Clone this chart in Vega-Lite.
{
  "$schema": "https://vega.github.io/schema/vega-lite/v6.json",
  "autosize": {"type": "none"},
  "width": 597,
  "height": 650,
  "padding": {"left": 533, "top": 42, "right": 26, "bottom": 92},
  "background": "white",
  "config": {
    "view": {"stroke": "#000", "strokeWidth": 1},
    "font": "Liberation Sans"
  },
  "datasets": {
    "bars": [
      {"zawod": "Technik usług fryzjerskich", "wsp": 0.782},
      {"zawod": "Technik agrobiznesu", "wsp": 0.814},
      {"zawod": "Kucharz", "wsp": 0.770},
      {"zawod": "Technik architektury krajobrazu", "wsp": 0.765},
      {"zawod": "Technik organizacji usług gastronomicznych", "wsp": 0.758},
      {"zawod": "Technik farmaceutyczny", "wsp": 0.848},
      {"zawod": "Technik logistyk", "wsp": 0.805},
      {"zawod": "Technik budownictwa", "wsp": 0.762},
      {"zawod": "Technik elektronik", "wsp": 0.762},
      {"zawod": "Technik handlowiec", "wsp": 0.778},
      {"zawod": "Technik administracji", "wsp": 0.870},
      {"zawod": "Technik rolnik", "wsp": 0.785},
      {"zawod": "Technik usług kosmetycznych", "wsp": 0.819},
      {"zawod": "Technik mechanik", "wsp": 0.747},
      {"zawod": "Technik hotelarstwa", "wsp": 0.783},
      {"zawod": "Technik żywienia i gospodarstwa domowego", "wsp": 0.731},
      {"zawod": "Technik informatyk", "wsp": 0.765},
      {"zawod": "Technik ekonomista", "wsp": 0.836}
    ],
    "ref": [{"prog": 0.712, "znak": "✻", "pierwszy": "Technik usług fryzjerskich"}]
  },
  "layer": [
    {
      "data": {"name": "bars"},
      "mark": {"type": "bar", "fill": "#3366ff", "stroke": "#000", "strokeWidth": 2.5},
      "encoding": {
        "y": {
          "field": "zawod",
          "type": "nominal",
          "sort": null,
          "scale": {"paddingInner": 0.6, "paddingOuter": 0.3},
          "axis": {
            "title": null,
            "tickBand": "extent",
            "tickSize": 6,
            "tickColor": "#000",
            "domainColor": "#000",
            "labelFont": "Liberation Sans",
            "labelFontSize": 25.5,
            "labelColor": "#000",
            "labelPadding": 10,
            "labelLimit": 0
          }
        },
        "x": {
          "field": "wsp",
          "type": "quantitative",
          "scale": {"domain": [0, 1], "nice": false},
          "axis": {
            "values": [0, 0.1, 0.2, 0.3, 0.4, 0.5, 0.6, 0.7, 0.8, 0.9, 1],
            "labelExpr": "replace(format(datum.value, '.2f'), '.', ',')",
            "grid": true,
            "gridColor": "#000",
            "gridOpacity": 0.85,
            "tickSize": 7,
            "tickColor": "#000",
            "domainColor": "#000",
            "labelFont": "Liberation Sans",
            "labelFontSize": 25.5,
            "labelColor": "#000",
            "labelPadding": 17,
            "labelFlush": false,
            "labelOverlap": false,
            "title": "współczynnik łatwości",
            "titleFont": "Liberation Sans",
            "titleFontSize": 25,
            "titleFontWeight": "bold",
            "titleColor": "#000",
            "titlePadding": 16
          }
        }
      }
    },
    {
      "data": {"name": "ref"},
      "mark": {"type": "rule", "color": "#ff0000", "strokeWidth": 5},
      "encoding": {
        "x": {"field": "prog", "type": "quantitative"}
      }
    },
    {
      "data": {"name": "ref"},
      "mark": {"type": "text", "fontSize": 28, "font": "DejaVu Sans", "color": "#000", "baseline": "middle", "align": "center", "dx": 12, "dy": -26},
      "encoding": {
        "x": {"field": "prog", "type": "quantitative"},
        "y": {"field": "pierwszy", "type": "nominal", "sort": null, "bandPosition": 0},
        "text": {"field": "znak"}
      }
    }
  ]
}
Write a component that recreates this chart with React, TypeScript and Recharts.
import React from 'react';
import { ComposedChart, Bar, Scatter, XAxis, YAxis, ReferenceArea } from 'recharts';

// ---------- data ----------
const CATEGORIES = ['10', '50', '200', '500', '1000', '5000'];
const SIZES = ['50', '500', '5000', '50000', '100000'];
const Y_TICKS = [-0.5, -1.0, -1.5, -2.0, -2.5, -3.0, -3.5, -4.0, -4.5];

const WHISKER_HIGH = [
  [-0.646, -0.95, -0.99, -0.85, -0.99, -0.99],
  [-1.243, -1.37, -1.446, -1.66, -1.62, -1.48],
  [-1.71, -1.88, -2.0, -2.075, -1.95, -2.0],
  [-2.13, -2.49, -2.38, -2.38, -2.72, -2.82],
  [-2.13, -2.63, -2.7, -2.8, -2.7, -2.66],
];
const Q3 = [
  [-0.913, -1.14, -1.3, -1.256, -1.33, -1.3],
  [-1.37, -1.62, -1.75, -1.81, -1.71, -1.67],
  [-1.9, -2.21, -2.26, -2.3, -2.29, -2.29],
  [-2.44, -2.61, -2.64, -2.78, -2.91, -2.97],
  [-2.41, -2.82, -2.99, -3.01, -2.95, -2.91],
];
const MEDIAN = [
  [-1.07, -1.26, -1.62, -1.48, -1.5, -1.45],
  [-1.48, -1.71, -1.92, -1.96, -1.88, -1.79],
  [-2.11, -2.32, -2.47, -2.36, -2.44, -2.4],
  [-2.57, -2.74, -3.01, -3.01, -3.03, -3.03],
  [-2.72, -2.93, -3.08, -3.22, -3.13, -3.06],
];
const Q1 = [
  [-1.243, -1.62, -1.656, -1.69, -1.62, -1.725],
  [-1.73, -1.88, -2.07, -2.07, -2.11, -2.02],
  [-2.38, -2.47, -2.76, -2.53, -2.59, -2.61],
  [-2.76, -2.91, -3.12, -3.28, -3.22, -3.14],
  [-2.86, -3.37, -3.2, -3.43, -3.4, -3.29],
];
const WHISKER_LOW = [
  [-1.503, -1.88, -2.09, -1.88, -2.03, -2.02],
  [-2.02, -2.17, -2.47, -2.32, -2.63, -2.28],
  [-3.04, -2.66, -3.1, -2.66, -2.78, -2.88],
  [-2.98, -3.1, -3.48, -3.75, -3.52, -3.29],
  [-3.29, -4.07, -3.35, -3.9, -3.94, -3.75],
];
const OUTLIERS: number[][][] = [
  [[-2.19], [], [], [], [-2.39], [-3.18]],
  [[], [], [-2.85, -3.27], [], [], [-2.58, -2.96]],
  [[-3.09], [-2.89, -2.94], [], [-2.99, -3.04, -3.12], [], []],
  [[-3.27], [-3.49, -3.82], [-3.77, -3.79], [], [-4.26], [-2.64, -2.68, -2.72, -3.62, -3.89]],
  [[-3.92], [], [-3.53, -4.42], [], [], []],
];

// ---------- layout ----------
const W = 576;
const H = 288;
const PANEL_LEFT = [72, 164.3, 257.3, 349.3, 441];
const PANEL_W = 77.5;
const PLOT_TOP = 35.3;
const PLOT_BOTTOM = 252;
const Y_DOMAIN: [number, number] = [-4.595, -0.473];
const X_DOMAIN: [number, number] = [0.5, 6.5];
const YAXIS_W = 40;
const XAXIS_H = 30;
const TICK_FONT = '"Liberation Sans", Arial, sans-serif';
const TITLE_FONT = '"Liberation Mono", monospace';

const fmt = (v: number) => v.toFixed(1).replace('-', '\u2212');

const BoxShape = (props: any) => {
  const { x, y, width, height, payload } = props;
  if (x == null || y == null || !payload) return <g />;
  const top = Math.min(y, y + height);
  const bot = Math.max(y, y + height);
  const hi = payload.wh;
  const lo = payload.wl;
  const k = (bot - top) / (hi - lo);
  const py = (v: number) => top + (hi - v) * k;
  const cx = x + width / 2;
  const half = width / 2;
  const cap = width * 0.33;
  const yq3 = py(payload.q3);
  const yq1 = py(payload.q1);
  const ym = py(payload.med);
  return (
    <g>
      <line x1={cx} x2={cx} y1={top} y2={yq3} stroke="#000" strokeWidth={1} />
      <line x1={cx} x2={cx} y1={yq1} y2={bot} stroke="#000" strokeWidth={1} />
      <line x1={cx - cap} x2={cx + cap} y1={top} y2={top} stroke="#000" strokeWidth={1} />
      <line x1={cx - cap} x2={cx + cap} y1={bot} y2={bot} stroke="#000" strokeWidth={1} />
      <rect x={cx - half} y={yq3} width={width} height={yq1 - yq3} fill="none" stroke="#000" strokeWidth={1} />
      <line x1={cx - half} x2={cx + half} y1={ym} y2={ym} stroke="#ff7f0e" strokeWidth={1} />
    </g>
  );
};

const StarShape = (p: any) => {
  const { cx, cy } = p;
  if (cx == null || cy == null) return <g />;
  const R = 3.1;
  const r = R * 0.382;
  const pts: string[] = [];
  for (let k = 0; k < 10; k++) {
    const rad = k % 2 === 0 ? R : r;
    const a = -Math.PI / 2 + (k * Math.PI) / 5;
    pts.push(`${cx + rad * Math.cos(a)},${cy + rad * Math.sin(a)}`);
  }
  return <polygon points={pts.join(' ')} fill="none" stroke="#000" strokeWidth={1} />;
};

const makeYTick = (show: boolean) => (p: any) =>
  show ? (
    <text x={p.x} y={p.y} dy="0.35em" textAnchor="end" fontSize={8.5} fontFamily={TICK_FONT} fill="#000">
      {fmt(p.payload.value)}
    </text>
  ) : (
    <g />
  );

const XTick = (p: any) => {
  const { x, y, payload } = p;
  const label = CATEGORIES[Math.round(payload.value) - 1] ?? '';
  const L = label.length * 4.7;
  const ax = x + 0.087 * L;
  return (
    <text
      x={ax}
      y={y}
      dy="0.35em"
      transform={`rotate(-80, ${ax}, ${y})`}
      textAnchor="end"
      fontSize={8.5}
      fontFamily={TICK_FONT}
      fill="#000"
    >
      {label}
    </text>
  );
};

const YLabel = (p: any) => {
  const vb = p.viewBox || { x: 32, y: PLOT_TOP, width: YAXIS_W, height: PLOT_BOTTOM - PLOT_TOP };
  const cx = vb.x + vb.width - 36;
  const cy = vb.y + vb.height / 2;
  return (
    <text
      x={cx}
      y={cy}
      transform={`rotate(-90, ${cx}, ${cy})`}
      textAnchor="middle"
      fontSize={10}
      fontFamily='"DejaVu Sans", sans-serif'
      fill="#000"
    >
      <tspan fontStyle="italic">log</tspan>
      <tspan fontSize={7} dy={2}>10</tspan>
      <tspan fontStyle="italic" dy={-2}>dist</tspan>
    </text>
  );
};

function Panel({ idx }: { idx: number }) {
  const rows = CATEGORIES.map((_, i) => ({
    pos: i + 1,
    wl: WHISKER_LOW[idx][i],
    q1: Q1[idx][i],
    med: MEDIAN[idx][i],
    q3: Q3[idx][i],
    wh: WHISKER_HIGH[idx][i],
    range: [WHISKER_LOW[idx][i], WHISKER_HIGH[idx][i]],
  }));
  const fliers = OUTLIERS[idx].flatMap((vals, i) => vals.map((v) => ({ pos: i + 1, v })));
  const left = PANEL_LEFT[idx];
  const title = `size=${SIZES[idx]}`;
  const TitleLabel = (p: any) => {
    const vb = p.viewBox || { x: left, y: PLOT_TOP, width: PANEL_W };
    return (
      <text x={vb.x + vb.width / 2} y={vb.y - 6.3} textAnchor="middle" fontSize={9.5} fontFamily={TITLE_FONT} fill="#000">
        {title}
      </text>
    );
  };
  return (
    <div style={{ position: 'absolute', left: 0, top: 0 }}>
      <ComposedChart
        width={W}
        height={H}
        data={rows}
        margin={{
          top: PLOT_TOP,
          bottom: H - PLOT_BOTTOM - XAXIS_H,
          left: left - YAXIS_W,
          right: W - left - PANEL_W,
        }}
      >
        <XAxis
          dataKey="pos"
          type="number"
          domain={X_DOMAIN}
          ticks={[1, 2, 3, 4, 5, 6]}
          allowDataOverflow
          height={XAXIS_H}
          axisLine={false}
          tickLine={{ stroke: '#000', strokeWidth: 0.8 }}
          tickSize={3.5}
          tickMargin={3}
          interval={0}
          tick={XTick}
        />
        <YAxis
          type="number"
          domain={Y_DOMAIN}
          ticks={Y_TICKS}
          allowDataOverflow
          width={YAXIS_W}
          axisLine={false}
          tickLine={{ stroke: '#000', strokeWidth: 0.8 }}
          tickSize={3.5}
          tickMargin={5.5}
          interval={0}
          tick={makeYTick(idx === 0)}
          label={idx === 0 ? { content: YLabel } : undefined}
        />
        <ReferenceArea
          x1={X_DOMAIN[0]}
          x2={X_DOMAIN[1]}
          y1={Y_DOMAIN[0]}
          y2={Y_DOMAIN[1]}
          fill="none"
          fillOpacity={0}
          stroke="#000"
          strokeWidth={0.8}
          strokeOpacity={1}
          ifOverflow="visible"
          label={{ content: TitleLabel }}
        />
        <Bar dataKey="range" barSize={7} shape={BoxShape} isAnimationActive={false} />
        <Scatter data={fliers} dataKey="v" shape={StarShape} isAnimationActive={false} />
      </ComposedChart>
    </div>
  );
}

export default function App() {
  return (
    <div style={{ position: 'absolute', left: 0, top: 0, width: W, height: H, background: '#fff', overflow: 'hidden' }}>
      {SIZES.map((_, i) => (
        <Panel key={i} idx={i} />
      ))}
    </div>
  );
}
....
Above are some lines. Repeat exactly, and only, those from the line that has "Write a component" through the line that has "XAxis, YAxis, ReferenceArea".

Write a component that recreates this chart with React, TypeScript and Recharts.
import React from 'react';
import { ComposedChart, Bar, Scatter, XAxis, YAxis, ReferenceArea } from 'recharts';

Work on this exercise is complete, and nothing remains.